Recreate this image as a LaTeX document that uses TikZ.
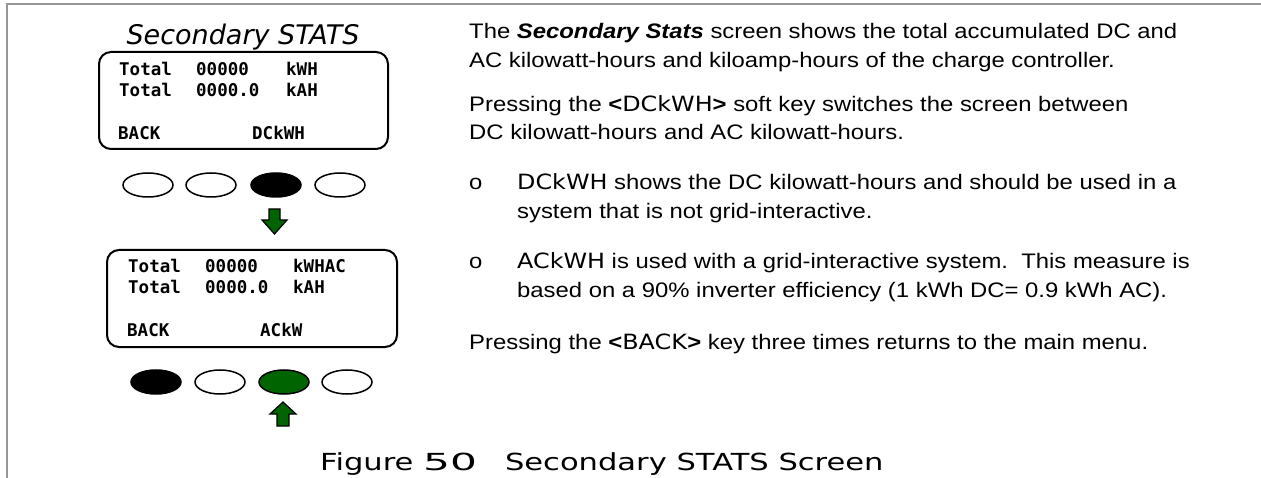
\documentclass[tikz,border=0pt]{standalone}
\usepackage{fontspec}
\setmainfont{Liberation Sans}[FakeStretch=1.136]
\newfontfamily\lcdfont{DejaVu Sans Mono}
\newfontfamily\keyfont{DejaVu Sans}[FakeStretch=1.136]
\newfontfamily\titlefont{DejaVu Sans}
\newfontfamily\capfont{DejaVu Sans}[FakeStretch=1.3]
\newfontfamily\capdigits{DejaVu Sans}[FakeStretch=1.8]
\usepackage{tikz}
\usetikzlibrary{shapes.geometric,positioning}
\definecolor{KeyGreen}{RGB}{0,100,0}
\definecolor{FrameGray}{RGB}{150,150,150}

\tikzset{
  lcd/.style={draw,line width=2pt,rounded corners=12pt},
  lcdtxt/.style={anchor=base west,inner sep=0pt,
    font=\lcdfont\bfseries\fontsize{17.5}{20}\selectfont},
  softkey/.style={draw,ellipse,line width=1.5pt,minimum width=50pt,
    minimum height=24pt,inner sep=0pt},
  bodytxt/.style={anchor=base west,inner sep=0pt,
    font=\fontsize{21}{25}\selectfont},
  keyarrow/.style={draw,line width=1.2pt,fill=KeyGreen,line join=miter}
}
\newcommand{\kw}[1]{{\keyfont #1}}

\begin{document}
\begin{tikzpicture}[x=1pt,y=-1pt]
\useasboundingbox (0,0) rectangle (1261,478);
\draw[FrameGray,line width=2pt] (7,478) -- (7,4) -- (1261,4);

% first screen
\node[font=\titlefont\itshape\fontsize{27}{32}\selectfont,inner sep=0pt] (title) at (243,37) {Secondary STATS};
\draw[lcd] (99,52) rectangle (388,149);
\node[lcdtxt] (t1a) at (119,76) {Total};
\node[lcdtxt] (t1b) at (196,76) {00000};
\node[lcdtxt] (t1c) at (286,76) {kWH};
\node[lcdtxt] (t2a) at (119,97) {Total};
\node[lcdtxt] (t2b) at (196,97) {0000.0};
\node[lcdtxt] (t2c) at (286,97) {kAH};
\node[lcdtxt] (s1a) at (118,140) {BACK};
\node[lcdtxt] (s1b) at (252,140) {DCkWH};

\foreach \x/\c [count=\i] in {148/white,211/white,276/black,340/white}
  \node[softkey,fill=\c] (ka\i) at (\x,185) {};
% down arrow
\draw[keyarrow] (269,209) -- (280,209) -- (280,220) -- (287,220) -- (274.5,234)
  -- (262,220) -- (269,220) -- cycle;

% second screen
\draw[lcd] (107,250) rectangle (397,347);
\node[lcdtxt] (u1a) at (128,273) {Total};
\node[lcdtxt] (u1b) at (205,273) {00000};
\node[lcdtxt] (u1c) at (293,273) {kWHAC};
\node[lcdtxt] (u2a) at (128,294) {Total};
\node[lcdtxt] (u2b) at (205,294) {0000.0};
\node[lcdtxt] (u2c) at (293,294) {kAH};
\node[lcdtxt] (s2a) at (127,337) {BACK};
\node[lcdtxt] (s2b) at (260,337) {ACkW};

\foreach \x/\c [count=\i] in {156/black,220/white,284/KeyGreen,347/white}
  \node[softkey,fill=\c] (kb\i) at (\x,382) {};
% up arrow
\draw[keyarrow] (283,402) -- (296,414) -- (289,414) -- (289,426) -- (277,426)
  -- (277,414) -- (270,414) -- cycle;

% description
\node[bodytxt] (p1a) at (469,39) {The \textbf{\textit{Secondary Stats}} screen shows the total accumulated DC and};
\node[bodytxt] (p1b) at (469,68) {AC kilowatt-hours and kiloamp-hours of the charge controller.};
\node[bodytxt] (p2a) at (469,112) {Pressing the \textbf{<}\kw{DCkWH}\textbf{>} soft key switches the screen between};
\node[bodytxt] (p2b) at (469,140) {DC kilowatt-hours and AC kilowatt-hours.};
\node[bodytxt] (o1) at (469,190) {o};
\node[bodytxt] (b1a) at (517,190) {\kw{DCkWH} shows the DC kilowatt-hours and should be used in a};
\node[bodytxt] (b1b) at (517,219) {system that is not grid-interactive.};
\node[bodytxt] (o2) at (469,269) {o};
\node[bodytxt] (b2a) at (517,269) {\kw{ACkWH} is used with a grid-interactive system.\ \ This measure is};
\node[bodytxt] (b2b) at (517,298) {based on a 90\% inverter efficiency (1 kWh DC= 0.9 kWh AC).};
\node[bodytxt] (p3) at (469,349) {Pressing the \textbf{<}\kw{BACK}\textbf{>} key three times returns to the main menu.};

% caption
\node[anchor=base west,inner sep=0pt,font=\capfont\fontsize{23.5}{28}\selectfont] (cap) at (320,470) {Figure {\capdigits 50}\hspace{28pt}Secondary STATS Screen};
\end{tikzpicture}
\end{document}
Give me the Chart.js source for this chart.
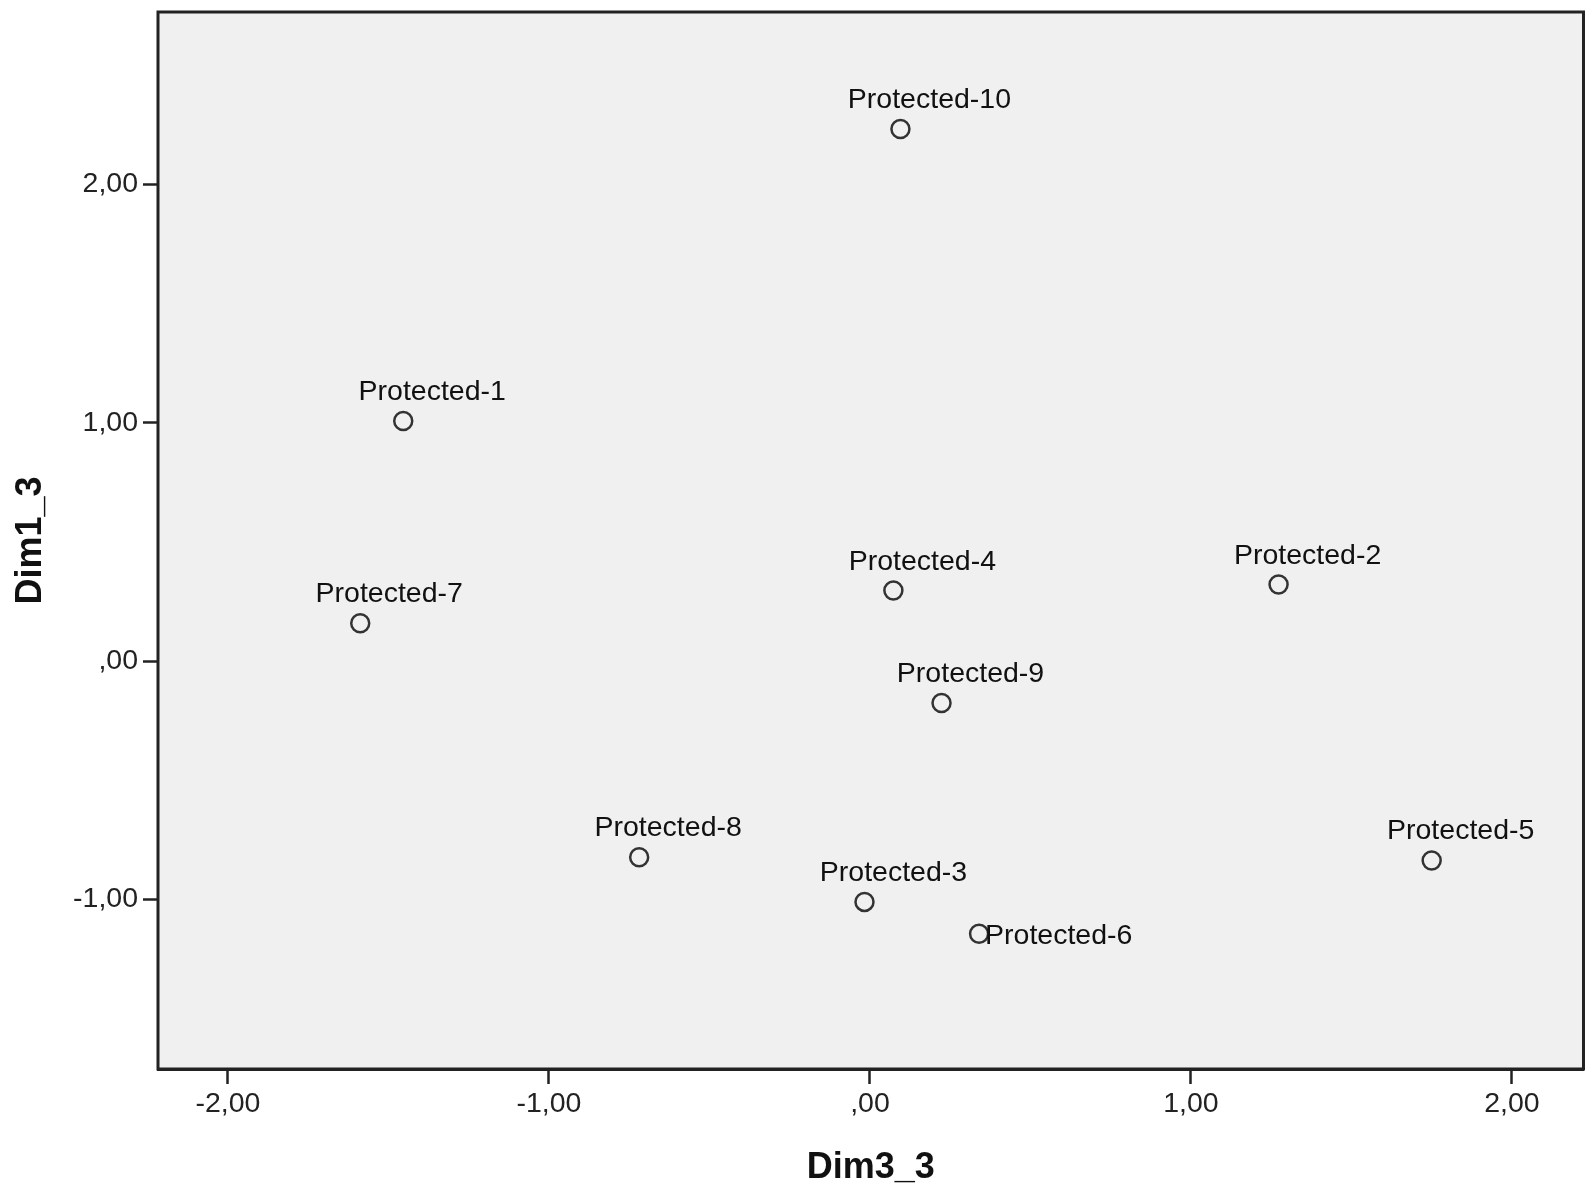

-*-*-

Without the pictures, restate all the entries above exactly.

Recreate this image as a LaTeX document that uses TikZ.
\documentclass[tikz,border=0pt]{standalone}
\usepackage{fontspec}
\setmainfont{Liberation Sans}[FakeStretch=1.136]
\newfontfamily\lcdfont{DejaVu Sans Mono}
\newfontfamily\keyfont{DejaVu Sans}[FakeStretch=1.136]
\newfontfamily\titlefont{DejaVu Sans}
\newfontfamily\capfont{DejaVu Sans}[FakeStretch=1.3]
\newfontfamily\capdigits{DejaVu Sans}[FakeStretch=1.8]
\usepackage{tikz}
\usetikzlibrary{shapes.geometric,positioning}
\definecolor{KeyGreen}{RGB}{0,100,0}
\definecolor{FrameGray}{RGB}{150,150,150}

\tikzset{
  lcd/.style={draw,line width=2pt,rounded corners=12pt},
  lcdtxt/.style={anchor=base west,inner sep=0pt,
    font=\lcdfont\bfseries\fontsize{17.5}{20}\selectfont},
  softkey/.style={draw,ellipse,line width=1.5pt,minimum width=50pt,
    minimum height=24pt,inner sep=0pt},
  bodytxt/.style={anchor=base west,inner sep=0pt,
    font=\fontsize{21}{25}\selectfont},
  keyarrow/.style={draw,line width=1.2pt,fill=KeyGreen,line join=miter}
}
\newcommand{\kw}[1]{{\keyfont #1}}

\begin{document}
\begin{tikzpicture}[x=1pt,y=-1pt]
\useasboundingbox (0,0) rectangle (1261,478);
\draw[FrameGray,line width=2pt] (7,478) -- (7,4) -- (1261,4);

% first screen
\node[font=\titlefont\itshape\fontsize{27}{32}\selectfont,inner sep=0pt] (title) at (243,37) {Secondary STATS};
\draw[lcd] (99,52) rectangle (388,149);
\node[lcdtxt] (t1a) at (119,76) {Total};
\node[lcdtxt] (t1b) at (196,76) {00000};
\node[lcdtxt] (t1c) at (286,76) {kWH};
\node[lcdtxt] (t2a) at (119,97) {Total};
\node[lcdtxt] (t2b) at (196,97) {0000.0};
\node[lcdtxt] (t2c) at (286,97) {kAH};
\node[lcdtxt] (s1a) at (118,140) {BACK};
\node[lcdtxt] (s1b) at (252,140) {DCkWH};

\foreach \x/\c [count=\i] in {148/white,211/white,276/black,340/white}
  \node[softkey,fill=\c] (ka\i) at (\x,185) {};
% down arrow
\draw[keyarrow] (269,209) -- (280,209) -- (280,220) -- (287,220) -- (274.5,234)
  -- (262,220) -- (269,220) -- cycle;

% second screen
\draw[lcd] (107,250) rectangle (397,347);
\node[lcdtxt] (u1a) at (128,273) {Total};
\node[lcdtxt] (u1b) at (205,273) {00000};
\node[lcdtxt] (u1c) at (293,273) {kWHAC};
\node[lcdtxt] (u2a) at (128,294) {Total};
\node[lcdtxt] (u2b) at (205,294) {0000.0};
\node[lcdtxt] (u2c) at (293,294) {kAH};
\node[lcdtxt] (s2a) at (127,337) {BACK};
\node[lcdtxt] (s2b) at (260,337) {ACkW};

\foreach \x/\c [count=\i] in {156/black,220/white,284/KeyGreen,347/white}
  \node[softkey,fill=\c] (kb\i) at (\x,382) {};
% up arrow
\draw[keyarrow] (283,402) -- (296,414) -- (289,414) -- (289,426) -- (277,426)
  -- (277,414) -- (270,414) -- cycle;

% description
\node[bodytxt] (p1a) at (469,39) {The \textbf{\textit{Secondary Stats}} screen shows the total accumulated DC and};
\node[bodytxt] (p1b) at (469,68) {AC kilowatt-hours and kiloamp-hours of the charge controller.};
\node[bodytxt] (p2a) at (469,112) {Pressing the \textbf{<}\kw{DCkWH}\textbf{>} soft key switches the screen between};
\node[bodytxt] (p2b) at (469,140) {DC kilowatt-hours and AC kilowatt-hours.};
\node[bodytxt] (o1) at (469,190) {o};
\node[bodytxt] (b1a) at (517,190) {\kw{DCkWH} shows the DC kilowatt-hours and should be used in a};
\node[bodytxt] (b1b) at (517,219) {system that is not grid-interactive.};
\node[bodytxt] (o2) at (469,269) {o};
\node[bodytxt] (b2a) at (517,269) {\kw{ACkWH} is used with a grid-interactive system.\ \ This measure is};
\node[bodytxt] (b2b) at (517,298) {based on a 90\% inverter efficiency (1 kWh DC= 0.9 kWh AC).};
\node[bodytxt] (p3) at (469,349) {Pressing the \textbf{<}\kw{BACK}\textbf{>} key three times returns to the main menu.};

% caption
\node[anchor=base west,inner sep=0pt,font=\capfont\fontsize{23.5}{28}\selectfont] (cap) at (320,470) {Figure {\capdigits 50}\hspace{28pt}Secondary STATS Screen};
\end{tikzpicture}
\end{document}
Give me the Chart.js source for this chart.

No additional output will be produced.